1. An optical switch array comprising:

(a) a first optical switch connected for receiving signals from a source;

(b) a second optical switch connected for receiving at least a portion of the signals from the first optical switch;

(c) a third optical switch connected for receiving the portion of the signals from the second optical switch and adapted for transmitting signals therefrom; and

(d) wherein at least one of the optical switches is connected for receiving incoming signals from a first packet switch and one of the optical switches is connected for transmitting outgoing signals to a second packet switch.

2. The optical switch array as described in claim 1, wherein the first optical switch and the second optical switch are connected for receiving signals from and transmitting signals to the first and second packet switches.

3. The optical switch array as described in claim 1, further comprising a fourth optical switch connected so as to receive a remainder of signals from the first optical switch and to transmit the remainder of signals to the third optical switch.

4. The optical switch array as described in claim 3, wherein the second optical switch and the fourth optical switch are connected for receiving signals from and transmitting signals to the first and second packet switches.

5. The optical switch array as described in claim 1 wherein one of the first, second or third optical switches is able to reconfigure a signal from a first incoming wavelength to a second outgoing wavelength that is different than the first incoming wavelength.

6. The optical switch array as described in claim 1 wherein one of the first, second or third optical switches is able to reroute a signal from a first incoming port to a second outgoing port that is in a different position than the first incoming port.

7. A complex optical switch array, comprising:

(a) a first optical switch for receiving and transmitting optical signals;

(b) a second optical switch connected for receiving signals from the first optical switch;

(c) a third optical switch connected for receiving signals from the second optical switch and transmitting the received signals;

(d) the third optical switch is additionally connected for adding new input signals from a source; and

(e) the first optical switch is additionally connected for dropping certain signals.

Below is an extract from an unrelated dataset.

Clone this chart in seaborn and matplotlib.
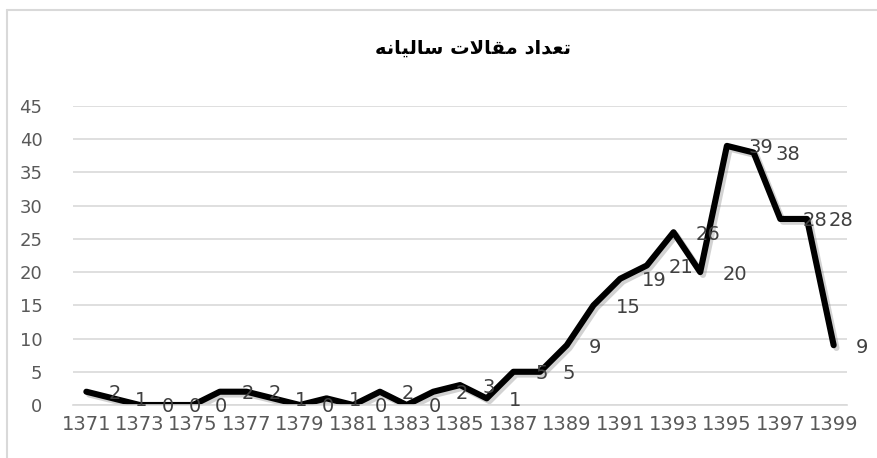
import numpy as np
import seaborn as sns
import matplotlib.pyplot as plt
import matplotlib.patheffects as pe
from matplotlib.lines import Line2D

years = list(range(1371, 1400))
counts = [2, 1, 0, 0, 0, 2, 2, 1, 0, 1, 0, 2, 0, 2, 3, 1, 5, 5, 9, 15, 19, 21, 26, 20, 39, 38, 28, 28, 9]
tick_years = years[::2]
y_ticks = list(range(0, 50, 5))

# title "تعداد مقالات سالیانه" written with presentation forms, visual order
title_glyphs = ['\uFE97', '\uFECC', '\uFEAA', '\uFE8D', '\uFEA9', ' ',
                '\uFEE3', '\uFED8', '\uFE8E', '\uFEFB', '\uFE95', ' ',
                '\uFEB3', '\uFE8E', '\uFEDF', '\uFEF4', '\uFE8E', '\uFEE7', '\uFEEA']
title = ''.join(reversed(title_glyphs))

W, H = 877, 458
sns.set_style('white')
plt.rcParams['font.family'] = ['DejaVu Sans']

fig = plt.figure(figsize=(W / 100, H / 100), dpi=100)
ax = fig.add_axes([73 / W, 1 - 405 / H, (847 - 73) / W, (405 - 106) / H])

sns.lineplot(x=years, y=counts, ax=ax, color='black', linewidth=4.4,
             solid_joinstyle='round', solid_capstyle='round',
             path_effects=[pe.SimpleLineShadow(offset=(2, -2), shadow_color='gray', alpha=0.35),
                           pe.Normal()])

for yr, v in zip(years, counts):
    ax.annotate(str(v), (yr, v), xytext=(22, 0), textcoords='offset pixels',
                ha='left', va='center_baseline', fontsize=14, color='#404040',
                annotation_clip=False)

ax.set_xlim(years[0] - 0.5, years[-1] + 0.5)
ax.set_ylim(0, 45)
ax.set_xticks(tick_years)
ax.set_xticklabels([str(y) for y in tick_years], fontsize=14, color='#595959')
ax.set_yticks(y_ticks)
ax.set_yticklabels([str(y) for y in y_ticks], fontsize=13, color='#595959')
ax.tick_params(axis='both', length=0)
ax.tick_params(axis='y', pad=22)
ax.tick_params(axis='x', pad=7)
ax.grid(axis='y', color='#d9d9d9', linewidth=1.2)
ax.set_axisbelow(True)
for s in ['top', 'right', 'left']:
    ax.spines[s].set_visible(False)
ax.spines['bottom'].set_color('#d9d9d9')
ax.spines['bottom'].set_linewidth(1.2)
ax.set_xlabel('')
ax.set_ylabel('')

fig.text(473 / W, 1 - 48 / H, title, ha='center', va='center',
         fontsize=14, fontweight='bold', color='black')

# chart frame (only top and left edges are in view)
fig.add_artist(Line2D([7 / W, 1], [1 - 10 / H, 1 - 10 / H], transform=fig.transFigure,
                      color='#d9d9d9', linewidth=1.5))
fig.add_artist(Line2D([7 / W, 7 / W], [0, 1 - 10 / H], transform=fig.transFigure,
                      color='#d9d9d9', linewidth=1.5))

fig.savefig('out.png', dpi=100)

8. The complex optical switch array as described in claim 7, wherein the second optical switch is capable of receiving signals at a first wavelength and transmitting the received signals at a second wavelength.

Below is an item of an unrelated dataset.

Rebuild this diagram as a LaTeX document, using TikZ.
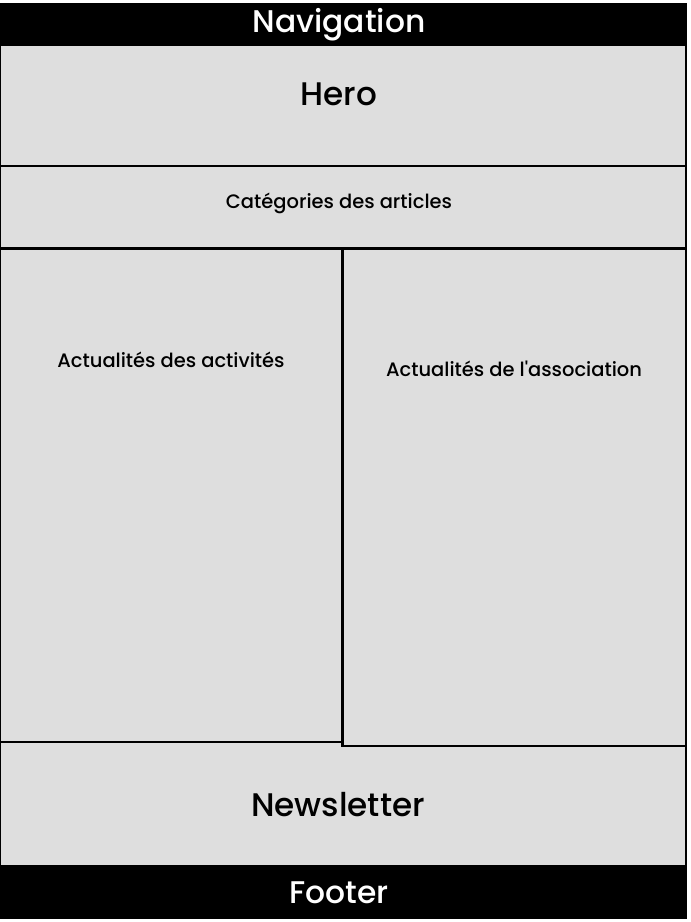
\documentclass[tikz,border=0pt]{standalone}
\usepackage{fontspec}
\setmainfont{Poppins}[UprightFont=* Medium]
\usetikzlibrary{positioning}
\definecolor{wfgray}{HTML}{DEDEDE}
\tikzstyle{bar} = [fill=black, draw=black, inner sep=0pt, minimum width=514.5pt]
\tikzstyle{bartext} = [text=white, font=\fontsize{23.5}{27}\selectfont]
\tikzstyle{zone} = [fill=wfgray, draw=black, line width=0.9pt, inner sep=0pt]
\tikzstyle{col} = [zone, line width=2pt, minimum width=257.25pt]
\tikzstyle{small} = [font=\fontsize{14.6}{17}\selectfont]
\tikzstyle{big} = [font=\fontsize{24.5}{28}\selectfont]

\begin{document}
\begin{tikzpicture}[x=0.75pt, y=-0.75pt]
    \useasboundingbox (0,0) rectangle (691,922);
    % header and footer bars
    \node[bar, minimum height=31.5pt] (nav) at (343,24) {};
    \node[bar, minimum height=39pt] (footer) at (343,892) {};
    \node[bartext] (navtext) at (339,25) {Navigation};
    \node[bartext] (foottext) at (339,893) {Footer};
    % main zones
    \node[zone, minimum width=514.5pt, minimum height=90.75pt] (hero) at (343,105.5) {};
    \node[zone, minimum width=514.5pt, minimum height=61.5pt] (cats) at (343,207) {};
    \node[zone, minimum width=514.5pt, minimum height=93pt] (news) at (343,804) {};
    % two columns
    \node[col, minimum height=370.5pt] (left) at (171.5,495) {};
    \node[col, line width=1.4pt, minimum height=373.5pt] (right) at (514.5,497) {};
    \draw[line width=2pt] (cats.south west) -- (cats.south east);
    \draw[line width=2pt] (right.north west) -- (right.south west);
    % labels
    \node[big] (herotext) at (339,94) {Hero};
    \node[small] (catstext) at (339,203) {Catégories des articles};
    \node[big] (newstext) at (338,805) {Newsletter};
    \node[small] (actlabel) at (171,360) {Actualités des activités};
    \node[small] (assolabel) at (514,369) {Actualités de l\textquotesingle association};
\end{tikzpicture}
\end{document}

9. The complex optical switch array as described in claim 7, wherein the second optical switch is capable of receiving signals at a first port location and transmitting the received signals at a second port location.

10. A switching apparatus comprising a first switch having input ports and output ports, a second switch having input ports and output ports and add drop ports, and a third switch having input ports and output ports and add drop ports, the add drop ports of said second and third switches being connected to packet switches, the input ports of said first switch being connected to the output ports of said second switch, the output ports of said first switch being connected to the input ports of said third switch, the first switch being an optical switch arranged to translate inputs on one or more first wavelengths to outputs on one or more different wavelengths.

11. The switching apparatus of claim 1 wherein said first switch has less sets of ports than said second switch or said third switch.

12. The optical switching array as claimed in claim 10, wherein at least one of the optical switches is further connected to a packet switch in a packet switched network.